Tim Seastedt receives Chase Faculty Community Service Award

Niwot Ridge LTER Research professor Timothy Seastedt has been selected as the recipient of the 2019 Chase Faculty Community Service Award. The award is sponsored by an endowment from the Chase Corporation through the CU Foundation, and given to a full-time CU System faculty member who, in addition to university responsibilities, has provided exceptional educational, humanitarian, civic or other service in the community pro bono.

Seastedt leads outreach activities that engage youth from Front Range communities, CU students, and stakeholders in active conservation and restoration efforts that enhance the resilience of the Front Range as it responds to climate change and other environmental drivers. He is a frequent partner of Wildlands Restoration VolunteersBoulder Open Space and Mountain Parks, and US Forest Service in science outreach to K–12 students in the Front Range and beyond.

A typical recent outreach activity in 2018 found Seasteadt engaged in a program for 250 middle- and high-school students working on wildland restoration projects through Wildlands Restoration Volunteers.

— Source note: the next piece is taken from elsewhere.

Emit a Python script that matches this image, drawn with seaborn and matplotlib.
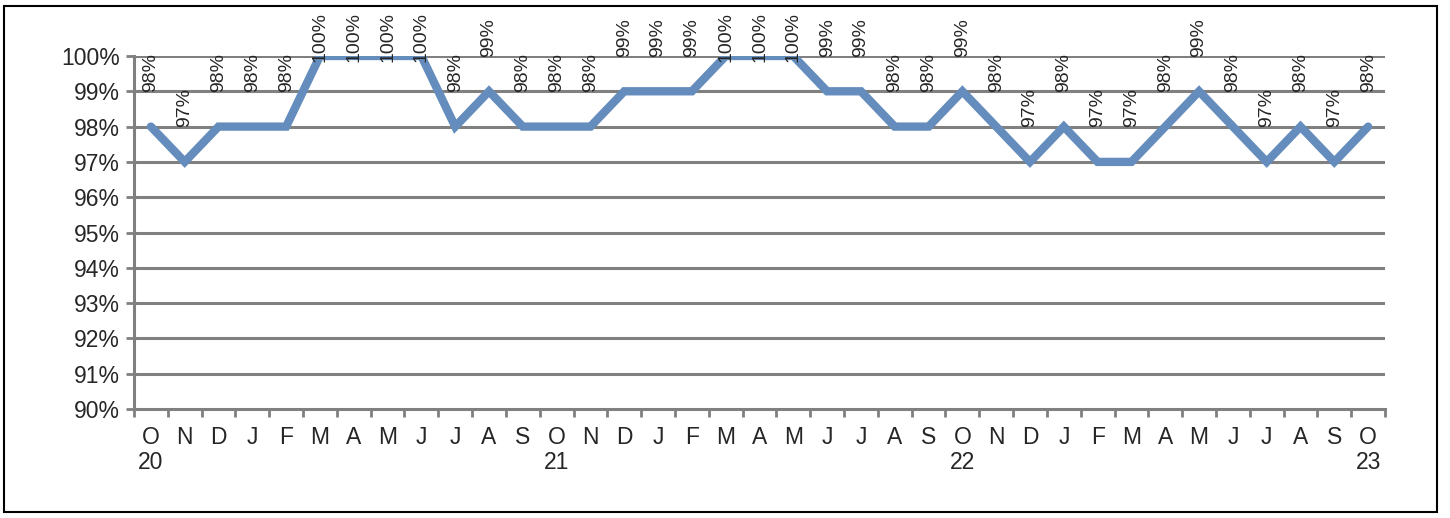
import numpy as np
import pandas as pd
import seaborn as sns
import matplotlib.pyplot as plt
from matplotlib.patches import Rectangle
from matplotlib.ticker import FixedLocator, FuncFormatter

months = ['O', 'N', 'D', 'J', 'F', 'M', 'A', 'M', 'J', 'J', 'A', 'S',
          'O', 'N', 'D', 'J', 'F', 'M', 'A', 'M', 'J', 'J', 'A', 'S',
          'O', 'N', 'D', 'J', 'F', 'M', 'A', 'M', 'J', 'J', 'A', 'S', 'O']
years = {0: '20', 12: '21', 24: '22', 36: '23'}
values = [98, 97, 98, 98, 98, 100, 100, 100, 100, 98, 99, 98,
          98, 98, 99, 99, 99, 100, 100, 100, 99, 99, 98, 98,
          99, 98, 97, 98, 97, 97, 98, 99, 98, 97, 98, 97, 98]

df = pd.DataFrame({'idx': np.arange(len(values)), 'val': values})

sns.set_style('white')
plt.rcParams['font.family'] = ['Liberation Sans', 'DejaVu Sans']

fig = plt.figure(figsize=(14.5, 5.18), dpi=100)
ax = fig.add_axes([0.0924, 0.2104, 0.8628, 0.6815])

grid_c = '#808080'
sns.lineplot(data=df, x='idx', y='val', ax=ax, color='#648DBD',
             linewidth=6, solid_joinstyle='miter', zorder=3)

ax.set_ylim(90, 100)
ax.set_xlim(-0.5, len(values) - 0.5)
ax.set_yticks(range(90, 101))
ax.yaxis.set_major_formatter(FuncFormatter(lambda v, p: '%d%%' % v))
for y in range(91, 101):
    ax.axhline(y, color=grid_c, linewidth=2.2, zorder=1)

labels = [m + ('\n' + years[i] if i in years else '') for i, m in enumerate(months)]
ax.set_xticks(df['idx'])
ax.set_xticklabels(labels, fontsize=16.5, linespacing=1.15)
ax.xaxis.set_minor_locator(FixedLocator(np.arange(-0.5, len(values), 1)))
ax.tick_params(axis='x', which='major', length=0, pad=12)
ax.tick_params(axis='x', which='minor', length=6, width=2, color=grid_c, bottom=True)
ax.tick_params(axis='y', length=6, width=2, color=grid_c, labelsize=16.5, pad=4, left=True)
ax.set_xlabel('')
ax.set_ylabel('')

for s in ['top', 'right']:
    ax.spines[s].set_visible(False)
for s in ['left', 'bottom']:
    ax.spines[s].set_color(grid_c)
    ax.spines[s].set_linewidth(2.2)

for i, v in enumerate(values):
    off = -4 if v >= 100 else 25
    ax.annotate('%d%%' % v, (i, v), xytext=(0, off), textcoords='offset points',
                rotation=90, ha='center', va='bottom', fontsize=14,
                annotation_clip=False, zorder=4)

fig.patches.append(Rectangle((4 / 1450, 6 / 518), 1433 / 1450, 506 / 518,
                             transform=fig.transFigure, fill=False,
                             edgecolor='black', linewidth=1.5))

fig.savefig('out.png', dpi=100)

Seastedt and CU graduate students provided “the science behind the doing” at restoration projects, emphasizing the value of a “fire-ready Front Range.” They showed students the conservation and ecosystem service values of activities that mitigate threats to the sustainability of the Colorado Front Range related to environmental and climate change, and how restoring a landscape can benefit human well-being.

Seastedt is hoping to build on that activity this spring by sponsoring youth leadership training that will enable ten high school juniors and seniors to be crew leaders of a riparian restoration project carried out by Wildlands Restoration Volunteers. With an explicit focus on diversity, the project offers student leaders experiential learning, mentorship, skills, and resources as they direct groups of fellow students through restoring a floodplain. If the project proceeds as planned, it will restore a section of floodplain on public lands that was damaged by the 2013 floods.

Tim Seastedt (right) and student volunteers discuss ecosystem services and the task at hand before working on a restoration project.